The lack of valid patient-reported outcome measures, sensitive enough to evaluate gender confirmation surgery, has motivated our research team to develop new instruments focusing on patients’ postoperative psychological and physical outcomes. This systematic review is the first step of our research plan to define, validate, and adopt new patient-reported outcome measures for daily clinical practice.

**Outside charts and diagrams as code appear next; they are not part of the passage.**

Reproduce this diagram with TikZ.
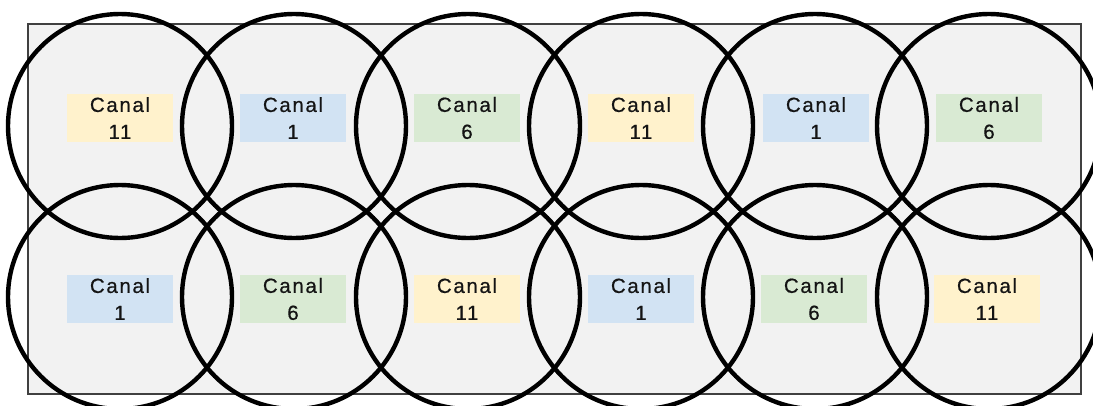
\documentclass[tikz,border=0pt]{standalone}
\usepackage{fontspec}
\setmainfont{Liberation Sans}[LetterSpace=8,FakeBold=0.5]
\definecolor{zonebg}{HTML}{F2F2F2}
\definecolor{zoneline}{HTML}{404040}
\definecolor{chyellow}{HTML}{FFF2CC}
\definecolor{chblue}{HTML}{D2E3F3}
\definecolor{chgreen}{HTML}{D9EAD3}
\definecolor{chtext}{HTML}{141414}
\tikzset{
  cell/.style={circle,draw=black,line width=4.4pt,minimum size=224pt,inner sep=0pt},
  chan/.style={rectangle,minimum width=106pt,minimum height=48pt,inner sep=0pt,
    align=center,text=chtext,font=\fontsize{20.5}{27}\selectfont},
  ch11/.style={chan,fill=chyellow},
  ch1/.style={chan,fill=chblue},
  ch6/.style={chan,fill=chgreen}
}
\begin{document}
\begin{tikzpicture}[x=1pt,y=-1pt]
            \useasboundingbox (0,0) rectangle (1093,405);
            \node[draw=zoneline,fill=zonebg,line width=1.6pt,minimum width=1053pt,minimum height=370pt,inner sep=0pt] (zone) at (554.5,209) {};

            \node[ch11] (lt1) at (120,118) {Canal\\11};
            \node[ch1] (lt2) at (293,118) {Canal\\1};
            \node[ch6] (lt3) at (467,118) {Canal\\6};
            \node[ch11] (lt4) at (641,118) {Canal\\11};
            \node[ch1] (lt5) at (816,118) {Canal\\1};
            \node[ch6] (lt6) at (989,118) {Canal\\6};

            \node[ch1] (lb1) at (120,299) {Canal\\1};
            \node[ch6] (lb2) at (293,299) {Canal\\6};
            \node[ch11] (lb3) at (467,299) {Canal\\11};
            \node[ch1] (lb4) at (641,299) {Canal\\1};
            \node[ch6] (lb5) at (814,299) {Canal\\6};
            \node[ch11] (lb6) at (987,299) {Canal\\11};

            \node[cell] (ct1) at (120,126) {};
            \node[cell] (ct2) at (294,126) {};
            \node[cell] (ct3) at (468,126) {};
            \node[cell] (ct4) at (641,126) {};
            \node[cell] (ct5) at (815,126) {};
            \node[cell] (ct6) at (989,126) {};

            \node[cell] (cb1) at (120,297) {};
            \node[cell] (cb2) at (294,297) {};
            \node[cell] (cb3) at (468,297) {};
            \node[cell] (cb4) at (641,297) {};
            \node[cell] (cb5) at (815,297) {};
            \node[cell] (cb6) at (989,297) {};
        \end{tikzpicture}
\end{document}
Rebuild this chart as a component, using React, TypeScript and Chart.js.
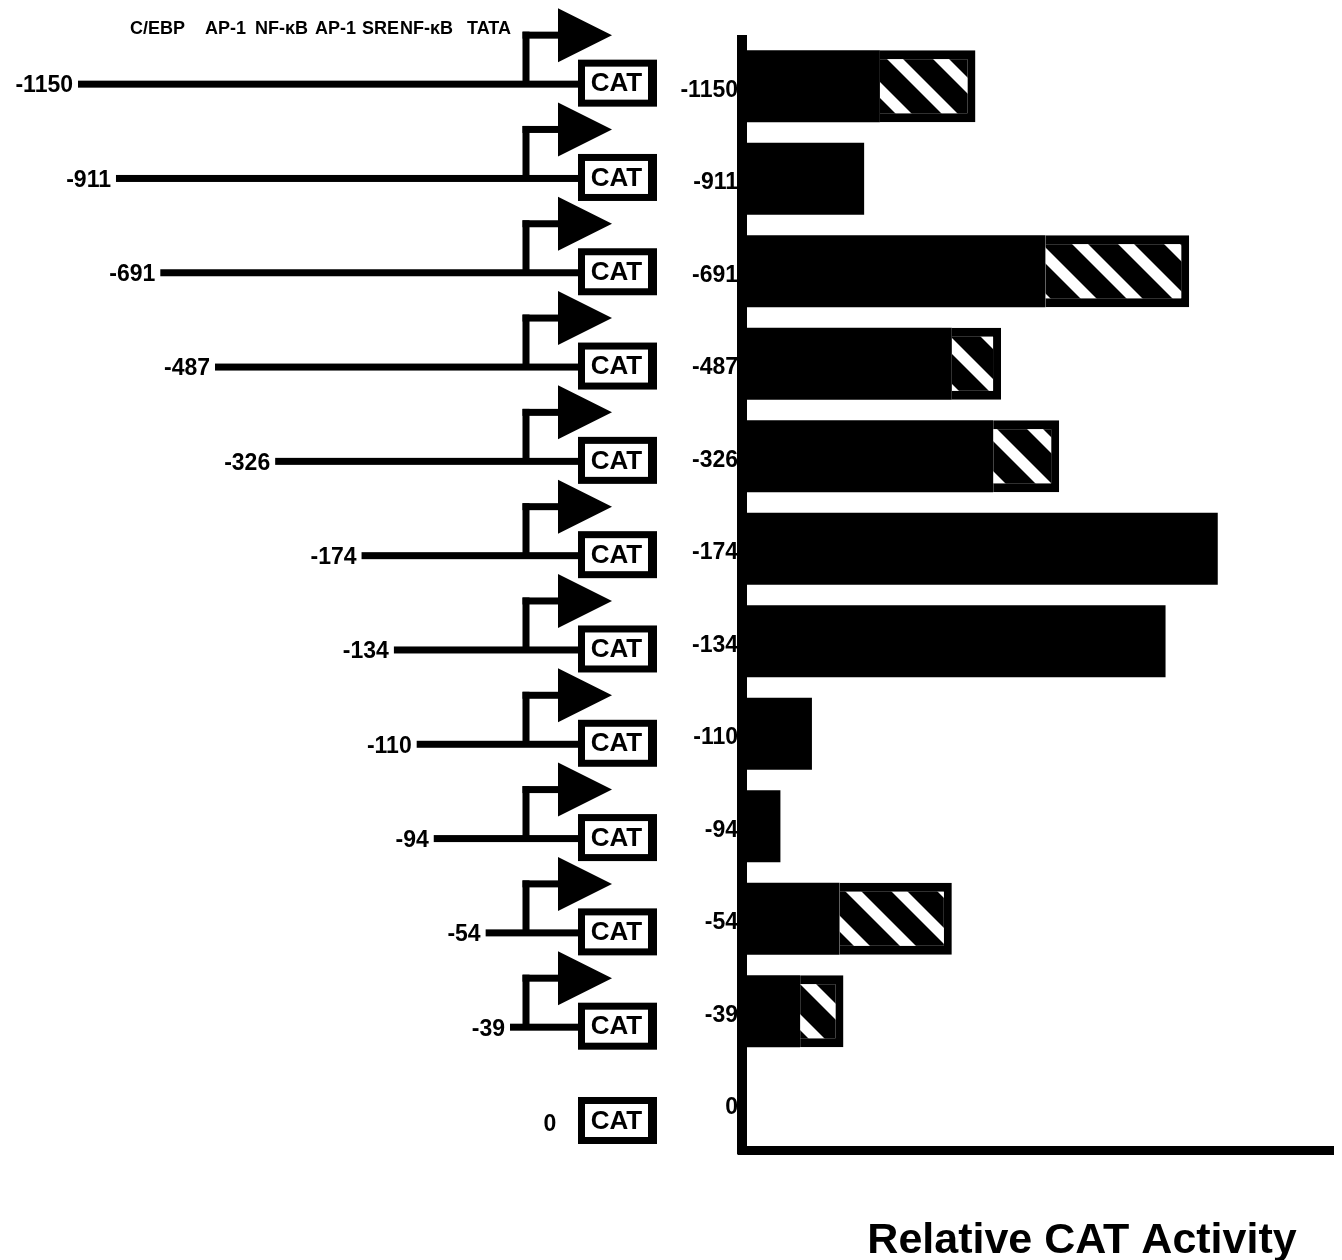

Patient-reported outcome measures are instruments that measure patients’ symptoms and feelings without external bias, and are advantageous for assessing subjective health issues, such as gender dysphoria, from a patient’s perspective. This systematic review highlights the absence of patient-reported outcome measures that are valid for the transgender population and sensitive enough to evaluate gender confirmation surgery without the influence of other gender confirming interventions, such as hormonal therapy and psychotherapy. In current clinical practice and research studies, the use of patient-reported outcome measures includes instruments that are reliable in a transgender population but with low responsiveness to surgical intervention, or instruments that are specific for factors affected by surgery, but without proven validity in transgender patients. The latter group (i.e., ad hoc instruments and instruments that are valid in other populations) are used to assess functional outcome after gender confirmation surgery. Both may include relevant items but have not undergone formal psychometric testing in a transgender population and, as a consequence, are without confirmed validity and reliability for this specific purpose. Basing research on instruments without confirmed validity inevitably decreases the validity of the study itself; in fact, all previous research evaluating patient-reported outcomes after gender confirmation surgery can be considered to have a low level of evidence. In addition, the high number of unreliable instruments used in the current literature not only causes uncertain results but also prohibits dependable comparison between different studies. To obtain valid patient-reported outcome measures, specific for evaluating the results of gender confirmation surgery, development of new instruments or adaptation and psychometric testing of existing instruments is needed.